→ **REQUIRED TASK**
Write out the data again exactly, skipping every picture.
*-*-*
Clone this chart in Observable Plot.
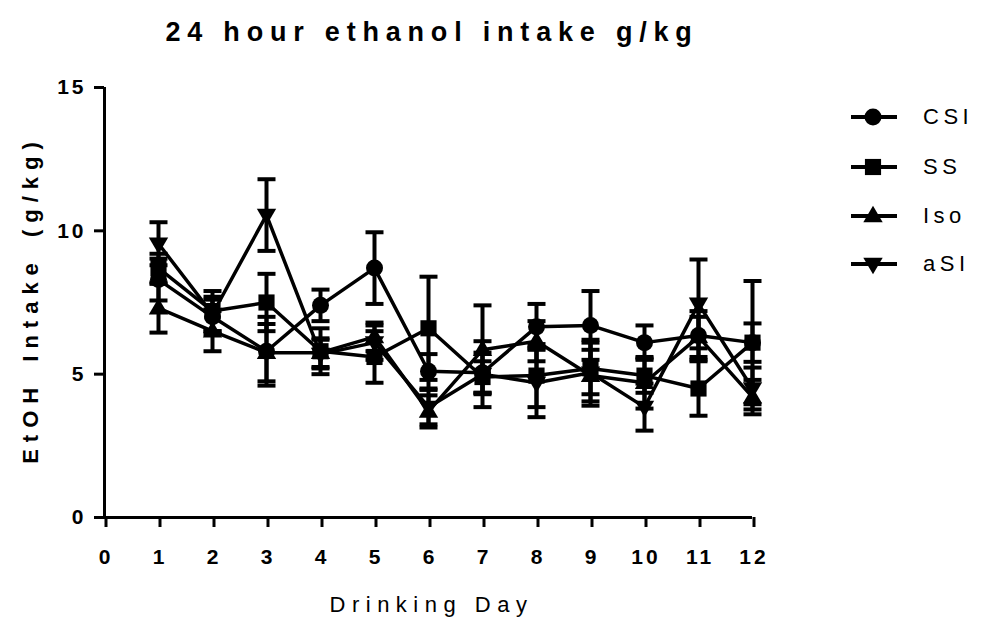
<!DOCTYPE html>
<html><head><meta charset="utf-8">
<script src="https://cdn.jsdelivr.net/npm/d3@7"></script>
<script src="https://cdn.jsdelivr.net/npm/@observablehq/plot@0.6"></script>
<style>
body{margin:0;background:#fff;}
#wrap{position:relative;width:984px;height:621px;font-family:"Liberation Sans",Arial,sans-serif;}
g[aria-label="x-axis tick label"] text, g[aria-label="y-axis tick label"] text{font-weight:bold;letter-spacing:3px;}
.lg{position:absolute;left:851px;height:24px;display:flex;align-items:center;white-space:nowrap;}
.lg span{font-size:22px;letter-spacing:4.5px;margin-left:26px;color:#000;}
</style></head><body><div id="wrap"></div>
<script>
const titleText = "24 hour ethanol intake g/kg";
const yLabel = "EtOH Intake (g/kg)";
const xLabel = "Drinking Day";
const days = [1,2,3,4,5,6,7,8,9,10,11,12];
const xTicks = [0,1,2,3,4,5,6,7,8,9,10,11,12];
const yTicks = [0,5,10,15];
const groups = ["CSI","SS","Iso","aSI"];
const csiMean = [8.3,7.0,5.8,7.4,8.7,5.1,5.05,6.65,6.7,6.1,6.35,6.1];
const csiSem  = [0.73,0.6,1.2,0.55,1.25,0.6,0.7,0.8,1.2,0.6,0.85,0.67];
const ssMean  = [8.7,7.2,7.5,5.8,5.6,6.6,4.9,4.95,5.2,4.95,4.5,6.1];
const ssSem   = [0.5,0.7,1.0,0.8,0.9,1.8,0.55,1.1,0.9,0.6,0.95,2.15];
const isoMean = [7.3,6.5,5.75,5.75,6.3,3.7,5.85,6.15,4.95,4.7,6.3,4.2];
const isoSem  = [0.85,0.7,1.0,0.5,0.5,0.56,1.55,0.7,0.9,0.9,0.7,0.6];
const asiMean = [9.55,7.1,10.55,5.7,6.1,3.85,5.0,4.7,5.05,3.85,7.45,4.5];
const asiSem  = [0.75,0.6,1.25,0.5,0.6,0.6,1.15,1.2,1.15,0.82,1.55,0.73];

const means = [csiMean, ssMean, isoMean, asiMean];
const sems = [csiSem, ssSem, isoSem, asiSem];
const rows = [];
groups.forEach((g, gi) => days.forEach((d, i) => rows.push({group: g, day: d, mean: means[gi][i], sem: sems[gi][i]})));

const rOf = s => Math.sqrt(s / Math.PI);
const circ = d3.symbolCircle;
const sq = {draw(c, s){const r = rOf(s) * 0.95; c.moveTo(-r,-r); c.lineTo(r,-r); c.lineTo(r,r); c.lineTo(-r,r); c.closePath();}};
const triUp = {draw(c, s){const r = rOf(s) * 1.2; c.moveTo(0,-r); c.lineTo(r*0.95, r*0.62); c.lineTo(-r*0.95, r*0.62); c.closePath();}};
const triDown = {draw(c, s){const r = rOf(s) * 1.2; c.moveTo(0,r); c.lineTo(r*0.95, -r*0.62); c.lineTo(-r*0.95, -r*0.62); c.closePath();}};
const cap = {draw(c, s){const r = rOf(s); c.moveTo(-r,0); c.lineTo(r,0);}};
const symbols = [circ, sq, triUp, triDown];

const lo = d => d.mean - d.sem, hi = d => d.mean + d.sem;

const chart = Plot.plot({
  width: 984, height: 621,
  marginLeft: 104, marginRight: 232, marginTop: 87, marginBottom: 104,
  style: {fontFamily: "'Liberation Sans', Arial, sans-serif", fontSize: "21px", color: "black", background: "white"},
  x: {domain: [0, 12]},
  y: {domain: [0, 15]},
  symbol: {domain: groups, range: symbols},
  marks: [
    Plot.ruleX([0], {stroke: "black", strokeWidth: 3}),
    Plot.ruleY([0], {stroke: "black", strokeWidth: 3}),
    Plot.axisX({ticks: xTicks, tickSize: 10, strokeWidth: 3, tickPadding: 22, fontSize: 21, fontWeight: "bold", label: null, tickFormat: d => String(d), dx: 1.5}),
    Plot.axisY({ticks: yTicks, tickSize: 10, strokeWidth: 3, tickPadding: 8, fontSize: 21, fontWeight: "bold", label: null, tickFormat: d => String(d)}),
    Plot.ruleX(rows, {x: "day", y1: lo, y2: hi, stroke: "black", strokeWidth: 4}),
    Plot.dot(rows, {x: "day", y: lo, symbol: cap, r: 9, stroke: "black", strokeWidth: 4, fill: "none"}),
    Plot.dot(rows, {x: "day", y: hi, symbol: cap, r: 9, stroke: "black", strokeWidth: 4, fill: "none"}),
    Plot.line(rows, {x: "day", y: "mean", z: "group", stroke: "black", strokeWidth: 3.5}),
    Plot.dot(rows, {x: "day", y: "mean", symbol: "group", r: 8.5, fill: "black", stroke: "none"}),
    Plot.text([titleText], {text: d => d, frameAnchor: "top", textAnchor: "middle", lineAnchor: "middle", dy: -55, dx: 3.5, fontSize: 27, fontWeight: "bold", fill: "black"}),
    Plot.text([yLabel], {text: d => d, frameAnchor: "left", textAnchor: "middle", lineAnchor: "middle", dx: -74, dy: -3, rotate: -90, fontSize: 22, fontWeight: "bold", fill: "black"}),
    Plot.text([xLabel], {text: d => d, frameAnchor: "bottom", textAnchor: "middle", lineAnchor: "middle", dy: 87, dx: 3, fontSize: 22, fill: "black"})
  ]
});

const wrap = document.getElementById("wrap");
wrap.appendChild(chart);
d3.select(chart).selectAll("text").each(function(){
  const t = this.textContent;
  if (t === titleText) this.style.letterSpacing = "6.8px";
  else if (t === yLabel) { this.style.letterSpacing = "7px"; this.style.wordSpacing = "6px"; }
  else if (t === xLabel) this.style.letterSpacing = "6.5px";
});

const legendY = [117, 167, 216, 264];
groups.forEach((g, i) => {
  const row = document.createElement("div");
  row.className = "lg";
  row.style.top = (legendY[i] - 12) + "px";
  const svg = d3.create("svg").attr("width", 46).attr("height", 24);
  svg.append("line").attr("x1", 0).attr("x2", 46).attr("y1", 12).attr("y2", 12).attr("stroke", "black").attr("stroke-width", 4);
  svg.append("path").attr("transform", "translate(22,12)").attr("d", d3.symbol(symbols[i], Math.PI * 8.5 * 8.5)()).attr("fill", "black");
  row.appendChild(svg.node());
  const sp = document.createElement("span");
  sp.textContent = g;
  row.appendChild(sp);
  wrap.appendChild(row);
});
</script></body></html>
*-*-*
→ **RESULT**
Clone this chart in Observable Plot.
<!DOCTYPE html>
<html><head><meta charset="utf-8">
<script src="https://cdn.jsdelivr.net/npm/d3@7"></script>
<script src="https://cdn.jsdelivr.net/npm/@observablehq/plot@0.6"></script>
<style>
body{margin:0;background:#fff;}
#wrap{position:relative;width:984px;height:621px;font-family:"Liberation Sans",Arial,sans-serif;}
g[aria-label="x-axis tick label"] text, g[aria-label="y-axis tick label"] text{font-weight:bold;letter-spacing:3px;}
.lg{position:absolute;left:851px;height:24px;display:flex;align-items:center;white-space:nowrap;}
.lg span{font-size:22px;letter-spacing:4.5px;margin-left:26px;color:#000;}
</style></head><body><div id="wrap"></div>
<script>
const titleText = "24 hour ethanol intake g/kg";
const yLabel = "EtOH Intake (g/kg)";
const xLabel = "Drinking Day";
const days = [1,2,3,4,5,6,7,8,9,10,11,12];
const xTicks = [0,1,2,3,4,5,6,7,8,9,10,11,12];
const yTicks = [0,5,10,15];
const groups = ["CSI","SS","Iso","aSI"];
const csiMean = [8.3,7.0,5.8,7.4,8.7,5.1,5.05,6.65,6.7,6.1,6.35,6.1];
const csiSem  = [0.73,0.6,1.2,0.55,1.25,0.6,0.7,0.8,1.2,0.6,0.85,0.67];
const ssMean  = [8.7,7.2,7.5,5.8,5.6,6.6,4.9,4.95,5.2,4.95,4.5,6.1];
const ssSem   = [0.5,0.7,1.0,0.8,0.9,1.8,0.55,1.1,0.9,0.6,0.95,2.15];
const isoMean = [7.3,6.5,5.75,5.75,6.3,3.7,5.85,6.15,4.95,4.7,6.3,4.2];
const isoSem  = [0.85,0.7,1.0,0.5,0.5,0.56,1.55,0.7,0.9,0.9,0.7,0.6];
const asiMean = [9.55,7.1,10.55,5.7,6.1,3.85,5.0,4.7,5.05,3.85,7.45,4.5];
const asiSem  = [0.75,0.6,1.25,0.5,0.6,0.6,1.15,1.2,1.15,0.82,1.55,0.73];

const means = [csiMean, ssMean, isoMean, asiMean];
const sems = [csiSem, ssSem, isoSem, asiSem];
const rows = [];
groups.forEach((g, gi) => days.forEach((d, i) => rows.push({group: g, day: d, mean: means[gi][i], sem: sems[gi][i]})));

const rOf = s => Math.sqrt(s / Math.PI);
const circ = d3.symbolCircle;
const sq = {draw(c, s){const r = rOf(s) * 0.95; c.moveTo(-r,-r); c.lineTo(r,-r); c.lineTo(r,r); c.lineTo(-r,r); c.closePath();}};
const triUp = {draw(c, s){const r = rOf(s) * 1.2; c.moveTo(0,-r); c.lineTo(r*0.95, r*0.62); c.lineTo(-r*0.95, r*0.62); c.closePath();}};
const triDown = {draw(c, s){const r = rOf(s) * 1.2; c.moveTo(0,r); c.lineTo(r*0.95, -r*0.62); c.lineTo(-r*0.95, -r*0.62); c.closePath();}};
const cap = {draw(c, s){const r = rOf(s); c.moveTo(-r,0); c.lineTo(r,0);}};
const symbols = [circ, sq, triUp, triDown];

const lo = d => d.mean - d.sem, hi = d => d.mean + d.sem;

const chart = Plot.plot({
  width: 984, height: 621,
  marginLeft: 104, marginRight: 232, marginTop: 87, marginBottom: 104,
  style: {fontFamily: "'Liberation Sans', Arial, sans-serif", fontSize: "21px", color: "black", background: "white"},
  x: {domain: [0, 12]},
  y: {domain: [0, 15]},
  symbol: {domain: groups, range: symbols},
  marks: [
    Plot.ruleX([0], {stroke: "black", strokeWidth: 3}),
    Plot.ruleY([0], {stroke: "black", strokeWidth: 3}),
    Plot.axisX({ticks: xTicks, tickSize: 10, strokeWidth: 3, tickPadding: 22, fontSize: 21, fontWeight: "bold", label: null, tickFormat: d => String(d), dx: 1.5}),
    Plot.axisY({ticks: yTicks, tickSize: 10, strokeWidth: 3, tickPadding: 8, fontSize: 21, fontWeight: "bold", label: null, tickFormat: d => String(d)}),
    Plot.ruleX(rows, {x: "day", y1: lo, y2: hi, stroke: "black", strokeWidth: 4}),
    Plot.dot(rows, {x: "day", y: lo, symbol: cap, r: 9, stroke: "black", strokeWidth: 4, fill: "none"}),
    Plot.dot(rows, {x: "day", y: hi, symbol: cap, r: 9, stroke: "black", strokeWidth: 4, fill: "none"}),
    Plot.line(rows, {x: "day", y: "mean", z: "group", stroke: "black", strokeWidth: 3.5}),
    Plot.dot(rows, {x: "day", y: "mean", symbol: "group", r: 8.5, fill: "black", stroke: "none"}),
    Plot.text([titleText], {text: d => d, frameAnchor: "top", textAnchor: "middle", lineAnchor: "middle", dy: -55, dx: 3.5, fontSize: 27, fontWeight: "bold", fill: "black"}),
    Plot.text([yLabel], {text: d => d, frameAnchor: "left", textAnchor: "middle", lineAnchor: "middle", dx: -74, dy: -3, rotate: -90, fontSize: 22, fontWeight: "bold", fill: "black"}),
    Plot.text([xLabel], {text: d => d, frameAnchor: "bottom", textAnchor: "middle", lineAnchor: "middle", dy: 87, dx: 3, fontSize: 22, fill: "black"})
  ]
});

const wrap = document.getElementById("wrap");
wrap.appendChild(chart);
d3.select(chart).selectAll("text").each(function(){
  const t = this.textContent;
  if (t === titleText) this.style.letterSpacing = "6.8px";
  else if (t === yLabel) { this.style.letterSpacing = "7px"; this.style.wordSpacing = "6px"; }
  else if (t === xLabel) this.style.letterSpacing = "6.5px";
});

const legendY = [117, 167, 216, 264];
groups.forEach((g, i) => {
  const row = document.createElement("div");
  row.className = "lg";
  row.style.top = (legendY[i] - 12) + "px";
  const svg = d3.create("svg").attr("width", 46).attr("height", 24);
  svg.append("line").attr("x1", 0).attr("x2", 46).attr("y1", 12).attr("y2", 12).attr("stroke", "black").attr("stroke-width", 4);
  svg.append("path").attr("transform", "translate(22,12)").attr("d", d3.symbol(symbols[i], Math.PI * 8.5 * 8.5)()).attr("fill", "black");
  row.appendChild(svg.node());
  const sp = document.createElement("span");
  sp.textContent = g;
  row.appendChild(sp);
  wrap.appendChild(row);
});
</script></body></html>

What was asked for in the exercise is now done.